WRITTEN PROBLEM: Report how many lines contain "this", with no other words.

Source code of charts
^^^^^^^^
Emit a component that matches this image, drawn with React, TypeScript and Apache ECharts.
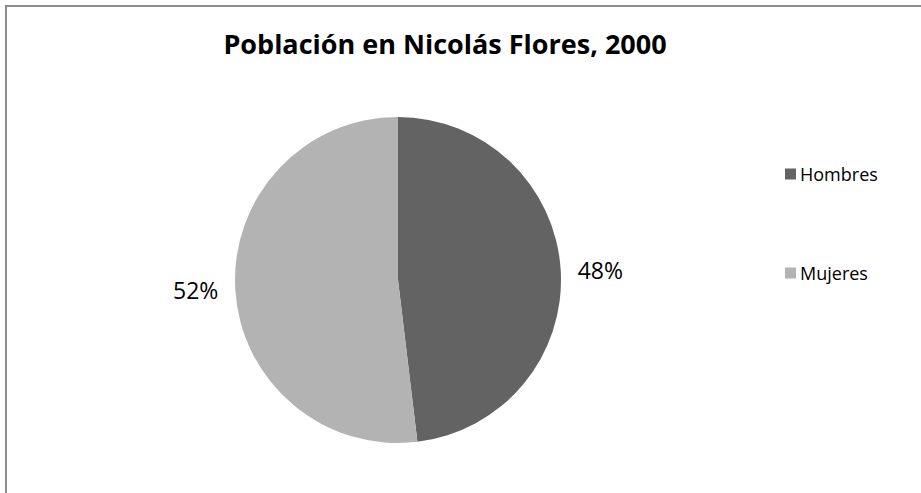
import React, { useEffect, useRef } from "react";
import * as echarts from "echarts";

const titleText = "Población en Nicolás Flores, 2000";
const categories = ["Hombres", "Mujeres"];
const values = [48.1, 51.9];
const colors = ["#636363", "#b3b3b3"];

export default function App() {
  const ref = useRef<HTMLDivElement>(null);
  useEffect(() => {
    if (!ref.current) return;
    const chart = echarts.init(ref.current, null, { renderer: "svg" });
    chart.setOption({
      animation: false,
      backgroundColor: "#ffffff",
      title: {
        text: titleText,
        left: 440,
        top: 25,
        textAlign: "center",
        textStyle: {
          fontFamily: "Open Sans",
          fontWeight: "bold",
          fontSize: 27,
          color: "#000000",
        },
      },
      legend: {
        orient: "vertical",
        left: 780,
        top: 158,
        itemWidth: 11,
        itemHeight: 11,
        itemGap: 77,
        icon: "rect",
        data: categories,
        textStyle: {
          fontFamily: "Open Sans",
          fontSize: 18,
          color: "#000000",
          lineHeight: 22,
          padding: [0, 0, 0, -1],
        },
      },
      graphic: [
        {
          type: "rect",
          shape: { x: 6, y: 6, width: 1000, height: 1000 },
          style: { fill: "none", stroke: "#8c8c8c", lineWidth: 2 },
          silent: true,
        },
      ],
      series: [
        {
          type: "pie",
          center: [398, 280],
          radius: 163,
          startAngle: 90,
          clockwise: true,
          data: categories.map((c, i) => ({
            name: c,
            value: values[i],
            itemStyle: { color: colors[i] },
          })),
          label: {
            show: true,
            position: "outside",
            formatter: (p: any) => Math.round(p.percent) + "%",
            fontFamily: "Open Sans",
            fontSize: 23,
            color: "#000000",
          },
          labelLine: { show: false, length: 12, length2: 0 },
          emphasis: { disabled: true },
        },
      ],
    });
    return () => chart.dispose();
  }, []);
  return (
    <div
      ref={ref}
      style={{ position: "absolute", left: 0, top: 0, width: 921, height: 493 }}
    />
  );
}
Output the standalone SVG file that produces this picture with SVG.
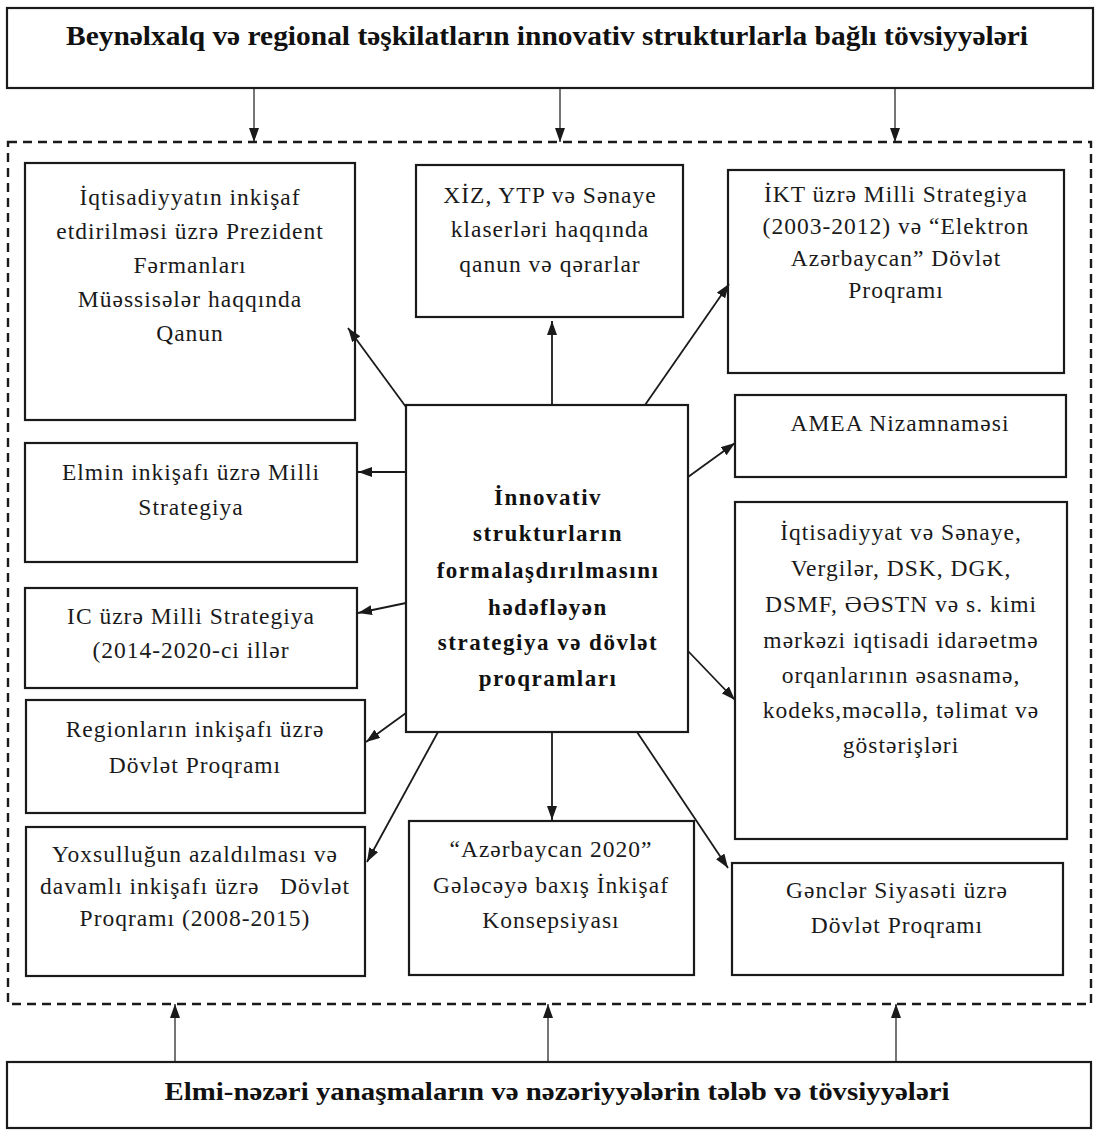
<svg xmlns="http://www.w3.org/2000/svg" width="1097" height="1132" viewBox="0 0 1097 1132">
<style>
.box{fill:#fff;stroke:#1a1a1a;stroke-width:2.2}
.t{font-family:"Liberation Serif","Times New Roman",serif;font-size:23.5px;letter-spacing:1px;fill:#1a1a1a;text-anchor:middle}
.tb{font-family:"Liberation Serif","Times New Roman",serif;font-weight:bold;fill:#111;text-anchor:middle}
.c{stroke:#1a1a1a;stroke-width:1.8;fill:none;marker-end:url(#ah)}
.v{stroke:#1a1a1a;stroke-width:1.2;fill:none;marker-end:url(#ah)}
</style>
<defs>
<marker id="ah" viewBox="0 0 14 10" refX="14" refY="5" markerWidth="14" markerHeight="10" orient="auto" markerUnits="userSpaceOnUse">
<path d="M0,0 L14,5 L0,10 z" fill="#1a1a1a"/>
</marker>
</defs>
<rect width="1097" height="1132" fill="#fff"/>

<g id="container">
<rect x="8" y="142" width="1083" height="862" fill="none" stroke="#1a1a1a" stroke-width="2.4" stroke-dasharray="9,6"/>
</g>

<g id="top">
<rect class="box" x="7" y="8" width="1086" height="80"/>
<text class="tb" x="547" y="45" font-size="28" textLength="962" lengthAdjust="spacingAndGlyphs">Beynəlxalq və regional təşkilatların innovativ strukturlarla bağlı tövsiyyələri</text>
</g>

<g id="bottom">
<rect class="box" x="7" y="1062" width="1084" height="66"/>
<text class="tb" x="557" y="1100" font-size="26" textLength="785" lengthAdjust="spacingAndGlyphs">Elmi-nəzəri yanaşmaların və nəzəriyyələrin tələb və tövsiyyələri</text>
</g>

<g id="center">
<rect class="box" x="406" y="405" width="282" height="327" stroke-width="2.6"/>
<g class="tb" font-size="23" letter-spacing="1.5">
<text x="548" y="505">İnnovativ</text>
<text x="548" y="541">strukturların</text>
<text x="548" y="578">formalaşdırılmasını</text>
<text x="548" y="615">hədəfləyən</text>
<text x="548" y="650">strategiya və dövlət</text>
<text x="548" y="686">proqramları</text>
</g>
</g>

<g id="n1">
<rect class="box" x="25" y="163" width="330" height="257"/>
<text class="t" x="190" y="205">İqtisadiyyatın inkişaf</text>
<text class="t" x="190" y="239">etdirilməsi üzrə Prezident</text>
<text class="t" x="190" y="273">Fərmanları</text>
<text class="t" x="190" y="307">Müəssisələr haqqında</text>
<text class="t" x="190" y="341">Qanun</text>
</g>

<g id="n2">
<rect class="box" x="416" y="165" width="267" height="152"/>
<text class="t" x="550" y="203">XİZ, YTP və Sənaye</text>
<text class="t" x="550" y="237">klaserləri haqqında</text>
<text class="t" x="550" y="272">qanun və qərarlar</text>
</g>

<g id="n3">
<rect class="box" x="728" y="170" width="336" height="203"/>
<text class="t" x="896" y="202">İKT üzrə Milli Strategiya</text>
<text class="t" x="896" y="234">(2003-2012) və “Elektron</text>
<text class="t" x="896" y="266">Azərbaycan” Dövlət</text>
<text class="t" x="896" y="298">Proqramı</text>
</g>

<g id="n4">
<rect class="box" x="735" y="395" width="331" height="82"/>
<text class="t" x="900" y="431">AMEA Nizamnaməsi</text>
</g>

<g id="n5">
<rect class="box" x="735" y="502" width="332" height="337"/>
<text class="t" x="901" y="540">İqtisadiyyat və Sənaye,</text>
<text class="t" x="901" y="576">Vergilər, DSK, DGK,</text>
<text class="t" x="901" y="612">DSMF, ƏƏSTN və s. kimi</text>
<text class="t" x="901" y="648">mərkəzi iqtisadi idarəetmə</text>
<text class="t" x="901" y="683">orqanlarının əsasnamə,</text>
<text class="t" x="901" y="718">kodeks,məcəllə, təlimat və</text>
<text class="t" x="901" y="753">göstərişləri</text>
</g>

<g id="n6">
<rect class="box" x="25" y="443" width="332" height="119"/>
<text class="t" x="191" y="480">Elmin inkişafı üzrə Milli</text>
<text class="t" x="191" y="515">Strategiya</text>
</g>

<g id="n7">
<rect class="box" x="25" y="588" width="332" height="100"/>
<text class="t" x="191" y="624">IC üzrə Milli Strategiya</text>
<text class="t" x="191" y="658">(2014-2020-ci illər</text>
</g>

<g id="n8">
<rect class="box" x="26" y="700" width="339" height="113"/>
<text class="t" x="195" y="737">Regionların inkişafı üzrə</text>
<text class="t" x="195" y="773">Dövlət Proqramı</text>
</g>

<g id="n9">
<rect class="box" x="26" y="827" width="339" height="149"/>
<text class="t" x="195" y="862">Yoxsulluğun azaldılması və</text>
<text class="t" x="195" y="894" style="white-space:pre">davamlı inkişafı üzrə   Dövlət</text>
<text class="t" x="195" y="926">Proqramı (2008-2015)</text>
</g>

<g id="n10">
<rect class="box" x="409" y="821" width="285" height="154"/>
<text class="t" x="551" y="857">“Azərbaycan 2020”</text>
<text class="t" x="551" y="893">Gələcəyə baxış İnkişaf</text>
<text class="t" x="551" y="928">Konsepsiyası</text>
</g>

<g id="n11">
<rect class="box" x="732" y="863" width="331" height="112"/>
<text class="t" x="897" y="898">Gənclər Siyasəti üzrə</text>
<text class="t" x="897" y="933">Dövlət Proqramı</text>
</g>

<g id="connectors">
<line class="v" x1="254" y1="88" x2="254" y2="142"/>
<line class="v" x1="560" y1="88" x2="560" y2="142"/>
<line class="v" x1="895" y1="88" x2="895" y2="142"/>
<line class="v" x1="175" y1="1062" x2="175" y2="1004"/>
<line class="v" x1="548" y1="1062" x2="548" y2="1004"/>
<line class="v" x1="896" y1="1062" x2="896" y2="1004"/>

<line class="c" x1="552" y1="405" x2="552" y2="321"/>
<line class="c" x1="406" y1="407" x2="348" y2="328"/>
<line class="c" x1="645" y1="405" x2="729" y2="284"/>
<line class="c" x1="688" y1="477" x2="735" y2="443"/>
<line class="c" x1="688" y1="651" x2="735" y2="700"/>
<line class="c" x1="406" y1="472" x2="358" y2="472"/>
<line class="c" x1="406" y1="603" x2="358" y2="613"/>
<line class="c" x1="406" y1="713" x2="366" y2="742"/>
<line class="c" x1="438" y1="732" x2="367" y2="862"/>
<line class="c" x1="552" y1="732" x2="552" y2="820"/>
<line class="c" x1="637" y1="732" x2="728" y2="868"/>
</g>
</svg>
^^^^^^^^
ANSWER TO THE PROBLEM: 2